%%

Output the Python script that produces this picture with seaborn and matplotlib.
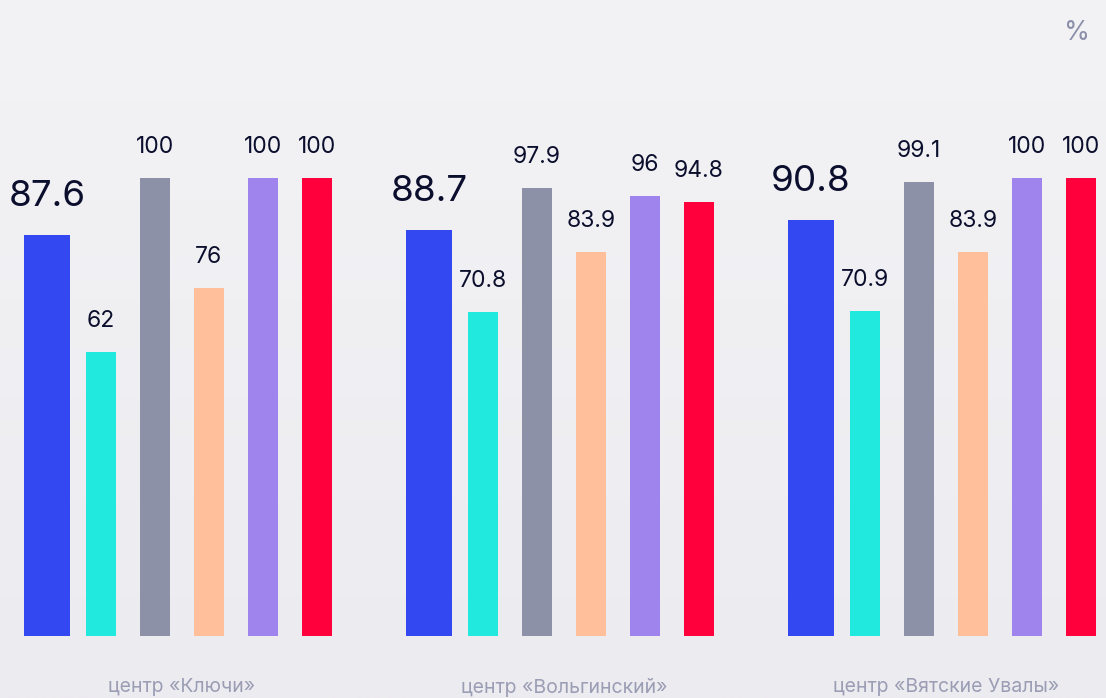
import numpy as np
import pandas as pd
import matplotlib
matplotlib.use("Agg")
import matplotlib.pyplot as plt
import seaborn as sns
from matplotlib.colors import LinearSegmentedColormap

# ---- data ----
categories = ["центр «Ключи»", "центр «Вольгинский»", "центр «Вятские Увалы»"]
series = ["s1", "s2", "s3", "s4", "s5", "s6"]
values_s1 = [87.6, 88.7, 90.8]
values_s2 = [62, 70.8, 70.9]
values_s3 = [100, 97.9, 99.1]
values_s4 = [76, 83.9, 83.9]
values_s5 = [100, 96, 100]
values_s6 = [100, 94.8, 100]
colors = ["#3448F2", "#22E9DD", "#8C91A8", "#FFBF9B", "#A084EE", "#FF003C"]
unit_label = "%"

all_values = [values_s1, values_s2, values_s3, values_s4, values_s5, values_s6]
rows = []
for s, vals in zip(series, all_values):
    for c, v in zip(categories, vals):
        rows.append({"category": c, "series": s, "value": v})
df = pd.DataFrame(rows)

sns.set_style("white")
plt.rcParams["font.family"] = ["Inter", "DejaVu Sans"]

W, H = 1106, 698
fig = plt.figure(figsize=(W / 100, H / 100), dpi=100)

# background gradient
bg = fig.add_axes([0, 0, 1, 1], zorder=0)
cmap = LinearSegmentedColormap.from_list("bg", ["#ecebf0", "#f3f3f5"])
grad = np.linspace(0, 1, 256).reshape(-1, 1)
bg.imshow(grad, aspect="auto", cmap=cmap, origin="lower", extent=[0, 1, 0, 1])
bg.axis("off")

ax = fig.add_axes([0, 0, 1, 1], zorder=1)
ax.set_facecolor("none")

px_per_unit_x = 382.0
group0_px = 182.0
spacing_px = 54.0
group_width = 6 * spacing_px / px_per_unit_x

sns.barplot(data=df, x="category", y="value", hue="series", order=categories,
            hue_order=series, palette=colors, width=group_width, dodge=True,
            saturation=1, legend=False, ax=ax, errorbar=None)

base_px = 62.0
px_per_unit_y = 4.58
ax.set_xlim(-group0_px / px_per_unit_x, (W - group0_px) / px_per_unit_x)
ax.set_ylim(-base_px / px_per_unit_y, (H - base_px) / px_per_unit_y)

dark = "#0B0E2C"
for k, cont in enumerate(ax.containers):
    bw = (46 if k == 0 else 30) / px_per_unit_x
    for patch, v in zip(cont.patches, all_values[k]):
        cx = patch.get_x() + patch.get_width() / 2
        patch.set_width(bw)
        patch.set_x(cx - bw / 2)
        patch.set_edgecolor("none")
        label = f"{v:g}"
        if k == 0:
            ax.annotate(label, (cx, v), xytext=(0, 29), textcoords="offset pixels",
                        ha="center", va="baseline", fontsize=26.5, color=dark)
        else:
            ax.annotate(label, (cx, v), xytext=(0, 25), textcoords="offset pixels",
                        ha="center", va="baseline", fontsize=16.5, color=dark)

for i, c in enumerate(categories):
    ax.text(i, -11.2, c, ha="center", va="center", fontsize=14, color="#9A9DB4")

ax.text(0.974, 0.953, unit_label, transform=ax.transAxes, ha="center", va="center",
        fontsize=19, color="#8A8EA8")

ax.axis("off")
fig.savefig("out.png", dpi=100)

%%

* [WORK INSTRUCTIONS]
Quote the data above in full, leaving out the pictures it holds.

* [TASK SOLUTION]
Output the Python script that produces this picture with seaborn and matplotlib.
import numpy as np
import pandas as pd
import matplotlib
matplotlib.use("Agg")
import matplotlib.pyplot as plt
import seaborn as sns
from matplotlib.colors import LinearSegmentedColormap

# ---- data ----
categories = ["центр «Ключи»", "центр «Вольгинский»", "центр «Вятские Увалы»"]
series = ["s1", "s2", "s3", "s4", "s5", "s6"]
values_s1 = [87.6, 88.7, 90.8]
values_s2 = [62, 70.8, 70.9]
values_s3 = [100, 97.9, 99.1]
values_s4 = [76, 83.9, 83.9]
values_s5 = [100, 96, 100]
values_s6 = [100, 94.8, 100]
colors = ["#3448F2", "#22E9DD", "#8C91A8", "#FFBF9B", "#A084EE", "#FF003C"]
unit_label = "%"

all_values = [values_s1, values_s2, values_s3, values_s4, values_s5, values_s6]
rows = []
for s, vals in zip(series, all_values):
    for c, v in zip(categories, vals):
        rows.append({"category": c, "series": s, "value": v})
df = pd.DataFrame(rows)

sns.set_style("white")
plt.rcParams["font.family"] = ["Inter", "DejaVu Sans"]

W, H = 1106, 698
fig = plt.figure(figsize=(W / 100, H / 100), dpi=100)

# background gradient
bg = fig.add_axes([0, 0, 1, 1], zorder=0)
cmap = LinearSegmentedColormap.from_list("bg", ["#ecebf0", "#f3f3f5"])
grad = np.linspace(0, 1, 256).reshape(-1, 1)
bg.imshow(grad, aspect="auto", cmap=cmap, origin="lower", extent=[0, 1, 0, 1])
bg.axis("off")

ax = fig.add_axes([0, 0, 1, 1], zorder=1)
ax.set_facecolor("none")

px_per_unit_x = 382.0
group0_px = 182.0
spacing_px = 54.0
group_width = 6 * spacing_px / px_per_unit_x

sns.barplot(data=df, x="category", y="value", hue="series", order=categories,
            hue_order=series, palette=colors, width=group_width, dodge=True,
            saturation=1, legend=False, ax=ax, errorbar=None)

base_px = 62.0
px_per_unit_y = 4.58
ax.set_xlim(-group0_px / px_per_unit_x, (W - group0_px) / px_per_unit_x)
ax.set_ylim(-base_px / px_per_unit_y, (H - base_px) / px_per_unit_y)

dark = "#0B0E2C"
for k, cont in enumerate(ax.containers):
    bw = (46 if k == 0 else 30) / px_per_unit_x
    for patch, v in zip(cont.patches, all_values[k]):
        cx = patch.get_x() + patch.get_width() / 2
        patch.set_width(bw)
        patch.set_x(cx - bw / 2)
        patch.set_edgecolor("none")
        label = f"{v:g}"
        if k == 0:
            ax.annotate(label, (cx, v), xytext=(0, 29), textcoords="offset pixels",
                        ha="center", va="baseline", fontsize=26.5, color=dark)
        else:
            ax.annotate(label, (cx, v), xytext=(0, 25), textcoords="offset pixels",
                        ha="center", va="baseline", fontsize=16.5, color=dark)

for i, c in enumerate(categories):
    ax.text(i, -11.2, c, ha="center", va="center", fontsize=14, color="#9A9DB4")

ax.text(0.974, 0.953, unit_label, transform=ax.transAxes, ha="center", va="center",
        fontsize=19, color="#8A8EA8")

ax.axis("off")
fig.savefig("out.png", dpi=100)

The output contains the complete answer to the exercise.